The first thing people notice is the natural appeal of Graham’s jewelry, which are based on organic materials. The inspiration for her original designs and materials is grounded in nature as confirmed by the labeling of her jewelry: “Pebbles,” “Stepping Stones,” “Oyster, Conifer,” “Bamboo,” “Shadow,” “Leaf and River Rock.” Each piece reflects its natural source such as the texturing of a tree branch or the waviness of an oyster shell.

Another unique element of her jewelry is the use of 18-karat gold and blackened steel. A distinctive addition, the blackened steel creates an arresting contrast and depth to the jewelry. The small, detailed addition of black, white and cognac diamonds and of Akoya and Tahitian pearls also ad to the distinction. Each piece carries strong tones of thoughtfulness, attention to detail, quality and timelessness. Her signature combination of black, white and gold colors immediately identifies the artist.

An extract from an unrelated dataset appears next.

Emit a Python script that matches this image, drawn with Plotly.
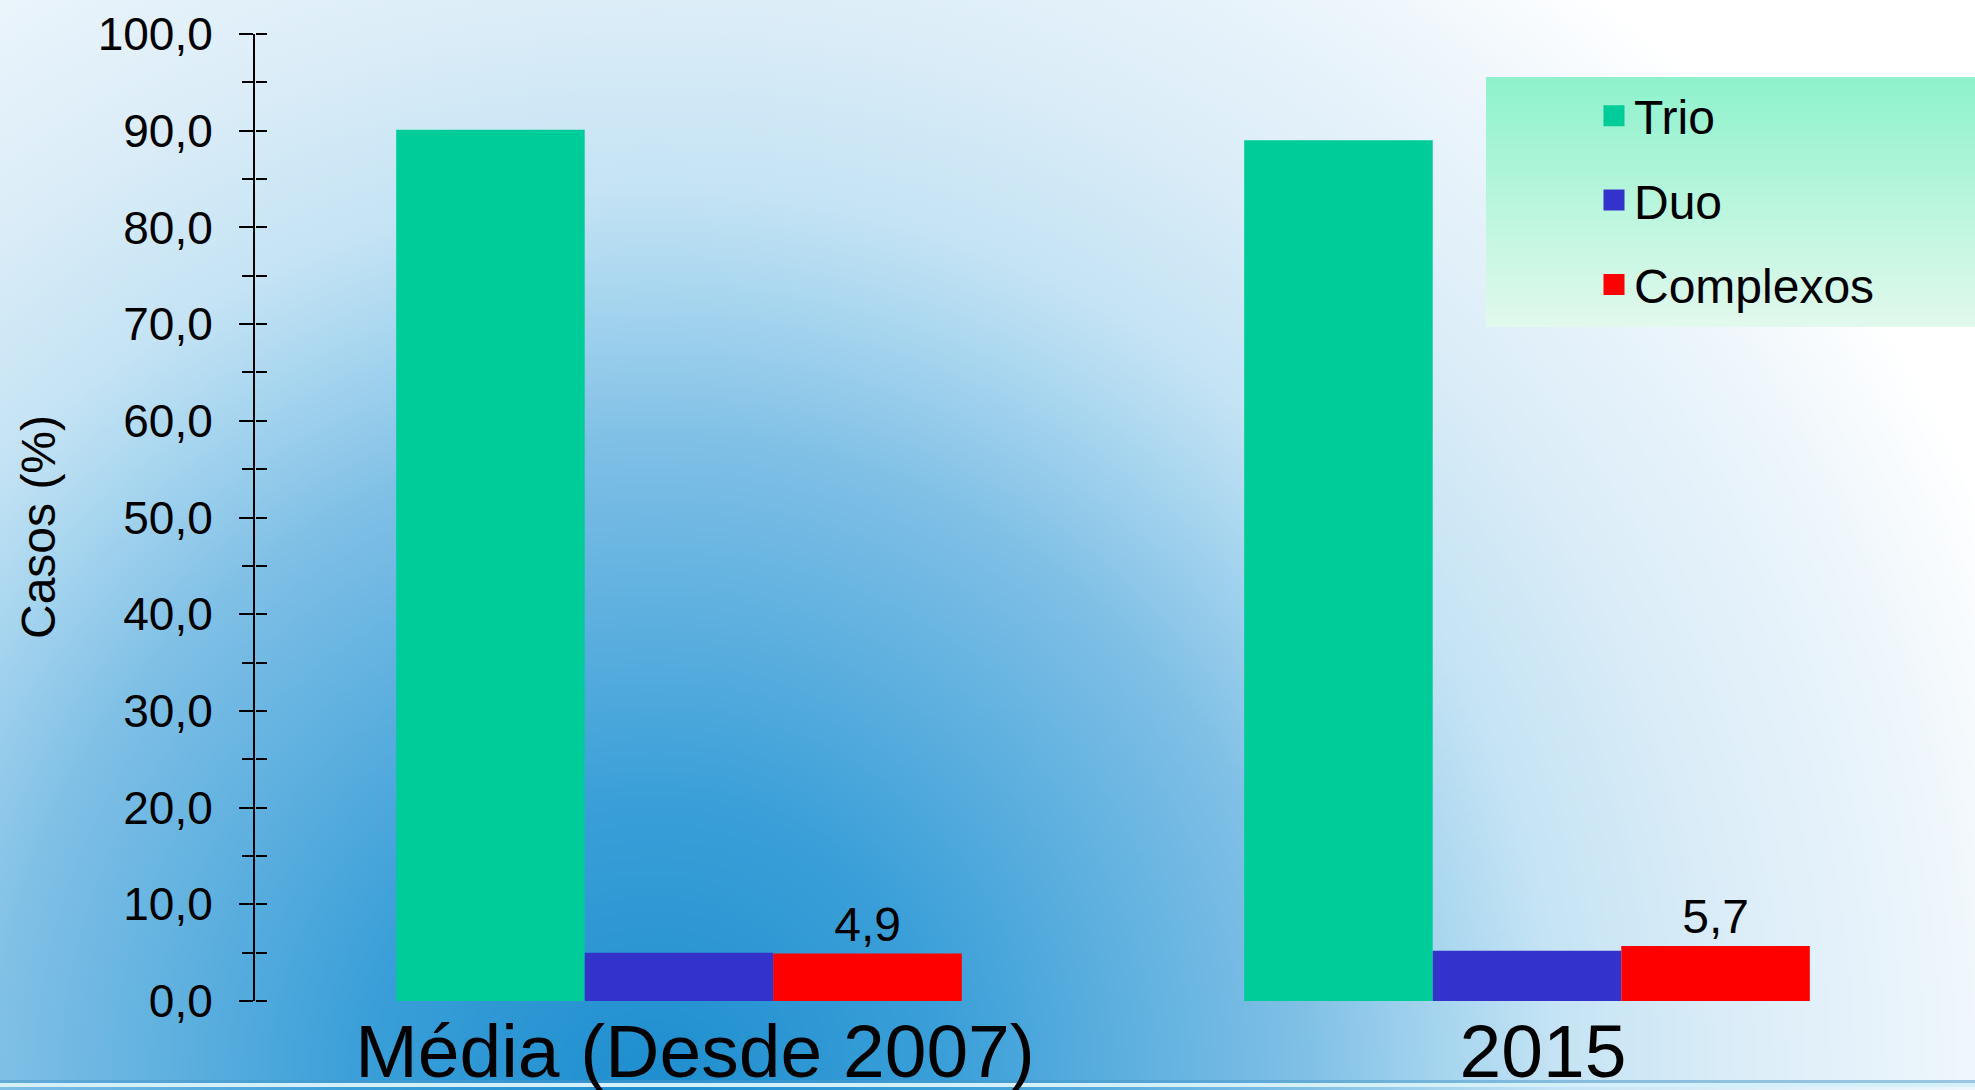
import base64
import struct
import zlib
import numpy as np
import plotly.graph_objects as go

categories = ["Média (Desde 2007)", "2015"]
trio = [90.1, 89.0]
duo = [5.0, 5.2]
complexos = [4.9, 5.7]
series_names = ["Trio", "Duo", "Complexos"]
series_colors = ["#00CC99", "#3333CC", "#FF0000"]
y_title = "Casos (%)"

W, H = 1975, 1090
ML, MR, MT, MB = 255, 24, 34, 89
PW, PH = W - ML - MR, H - MT - MB

FONT = "Liberation Sans, Arial, sans-serif"


def px(x):
    return (x - ML) / PW


def py(y):
    return 1 - (y - MT) / PH


def hex2rgb(h):
    h = h.lstrip("#")
    return [int(h[i:i + 2], 16) for i in (0, 2, 4)]


def png_uri(arr):
    arr = np.ascontiguousarray(arr.astype(np.uint8))
    h, w, _ = arr.shape
    raw = b"".join(b"\x00" + arr[i].tobytes() for i in range(h))

    def chunk(tag, data):
        c = struct.pack(">I", len(data)) + tag + data
        return c + struct.pack(">I", zlib.crc32(tag + data) & 0xffffffff)

    png = b"\x89PNG\r\n\x1a\n" + chunk(b"IHDR", struct.pack(">IIBBBBB", w, h, 8, 2, 0, 0, 0))
    png += chunk(b"IDAT", zlib.compress(raw, 9)) + chunk(b"IEND", b"")
    return "data:image/png;base64," + base64.b64encode(png).decode()


# background: radial gradient (slide decoration)
stops = [(0.0, "#1e8ecf"), (0.2, "#3a9fd8"), (0.45, "#80c0e6"), (0.55, "#a8d6ef"),
         (0.62, "#c4e3f4"), (0.75, "#dcedf8"), (0.87, "#eaf4fb"), (1.0, "#ffffff")]
sc = 4
gw, gh = W // sc, H // sc + 1
yy, xx = np.mgrid[0:gh, 0:gw]
d = np.sqrt((xx * sc - 650.0) ** 2 + (yy * sc - 1090.0) ** 2) / 1450.0
d = np.clip(d, 0, 1)
offs = [s[0] for s in stops]
cols = np.array([hex2rgb(s[1]) for s in stops], dtype=float)
bg = np.stack([np.interp(d, offs, cols[:, k]) for k in range(3)], axis=-1)
bg_src = png_uri(np.round(bg))

lg_top, lg_bot = np.array(hex2rgb("#8ff2cc"), float), np.array(hex2rgb("#e2f9ee"), float)
t = np.linspace(0, 1, 64)[:, None]
lg = (lg_top * (1 - t) + lg_bot * t)[:, None, :].repeat(4, axis=1)
lg_src = png_uri(np.round(lg))

fig = go.Figure()
for name, vals, col in zip(series_names, [trio, duo, complexos], series_colors):
    is_c = name == "Complexos"
    fig.add_trace(go.Bar(
        x=categories, y=vals, name=name, marker=dict(color=col, line=dict(width=0)),
        showlegend=False,
        texttemplate="%{y:.1f}" if is_c else None,
        textposition="outside" if is_c else "none",
        textfont=dict(size=48, color="black", family=FONT),
        cliponaxis=False,
    ))
for i, (name, col) in enumerate(zip(series_names, series_colors)):
    fig.add_trace(go.Scatter(
        x=[None], y=[None], mode="markers", name=name, legendgroup=f"g{i}",
        marker=dict(symbol="square", size=16, color=col, line=dict(color=col, width=5)),
    ))
# invisible helper trace so the overlay axis (inner half of the crossing ticks) is drawn
fig.add_trace(go.Scatter(x=categories, y=trio, yaxis="y2", mode="none",
                         showlegend=False, hoverinfo="skip"))

fig.update_layout(
    width=W, height=H,
    margin=dict(l=ML, r=MR, t=MT, b=MB, autoexpand=False),
    paper_bgcolor="white", plot_bgcolor="rgba(0,0,0,0)",
    separators=",.",
    font=dict(family=FONT, color="black", size=46),
    barmode="group", bargap=0.333, bargroupgap=0,
    showlegend=True,
    legend=dict(
        x=px(1594), xanchor="left", y=py(78), yanchor="top",
        bgcolor="rgba(0,0,0,0)", font=dict(size=48, family=FONT, color="black"),
        tracegroupgap=19, itemwidth=30,
    ),
    xaxis=dict(
        range=[-0.5, 1.5], showline=False, ticks="", showgrid=False, zeroline=False,
        tickfont=dict(size=75, family=FONT, color="black"),
        ticklabelshift=16,
    ),
    yaxis=dict(
        range=[0, 100], dtick=10, tick0=0, tickformat=".1f",
        showline=True, linecolor="black", linewidth=2,
        ticks="outside", ticklen=14, tickwidth=2, tickcolor="black",
        minor=dict(dtick=5, ticks="outside", ticklen=11, tickwidth=2, tickcolor="black"),
        showgrid=False, zeroline=False,
        tickfont=dict(size=46, family=FONT, color="black"),
        ticklabelstandoff=17,
    ),
    yaxis2=dict(
        overlaying="y", anchor="free", position=0, side="right", range=[0, 100],
        dtick=10, tick0=0,
        ticks="outside", ticklen=11, tickwidth=2, tickcolor="black",
        minor=dict(dtick=5, ticks="outside", ticklen=11, tickwidth=2, tickcolor="black"),
        showticklabels=False, showgrid=False, zeroline=False, showline=False,
    ),
    images=[
        dict(source=bg_src, xref="paper", yref="paper",
             x=px(0), y=py(0), sizex=W / PW, sizey=H / PH,
             xanchor="left", yanchor="top", sizing="stretch", layer="below"),
        dict(source=lg_src, xref="paper", yref="paper",
             x=px(1486), y=py(77), sizex=(W - 1486) / PW, sizey=250 / PH,
             xanchor="left", yanchor="top", sizing="stretch", layer="below"),
    ],
    shapes=[
        dict(type="rect", xref="paper", yref="paper", x0=px(0), x1=px(W), y0=py(1083), y1=py(1080),
             fillcolor="rgba(70,150,200,0.5)", line=dict(width=0), layer="below"),
        dict(type="rect", xref="paper", yref="paper", x0=px(0), x1=px(W), y0=py(1087), y1=py(1083),
             fillcolor="#d4f0fa", line=dict(width=0), layer="below"),
    ],
    annotations=[dict(
        text=y_title, textangle=-90, xref="paper", yref="paper",
        x=px(38), y=py(527), xanchor="center", yanchor="middle",
        showarrow=False, font=dict(size=48, family=FONT, color="black"),
    )],
)

fig.write_html("out.html", config={"displayModeBar": False},
               post_script="document.body.style.margin='0';document.body.style.overflow='hidden';")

“My jewelry is pretty modern and sophisticated,” Graham said during a phone interview last year. “I like the clean, modern look, but I think ultimately what works best with the body is something with softness. That’s why I like the juxtaposition between something like steel, which is industrial and sophisticated, and the organic shapes, which soften the look.”

Graham’s career as a jeweler began when she made a simple line drawing of a bracelet for her sister as a Christmas present. She took the design to a local jeweler and asked him if he could create it. He was so impressed with her design and its potential that he not only agreed to have it made but offered to teach her his craft as well.

“Much to my father’s chagrin, who had paid for college, I said (to the jeweler), ‘I’ll wash your windows if you teach me how to make jewelry,'” Graham said.

After her basic instruction, Graham perfected her Old World craftsmanship by serving as an unpaid apprentice for two rigorous years under a master goldsmith in Carmel, Calif. Graham studied the jewelry of the world in museums, galleries and stores in North, Central and South America, Europe, Africa and India. She then became a bench jeweler for six years before launching Sarah Graham Metalsmithing in 2000.

Graham sees her customers as strong, accomplished women with graceful, natural beauty ” a woman who wants her jewelry to display her self-confidence in taste and style and to subtly command attention whether worn with everyday attire or evening elegance. Celebrities such as Sharon Stone and Kim Basinger are collectors of her jewelry.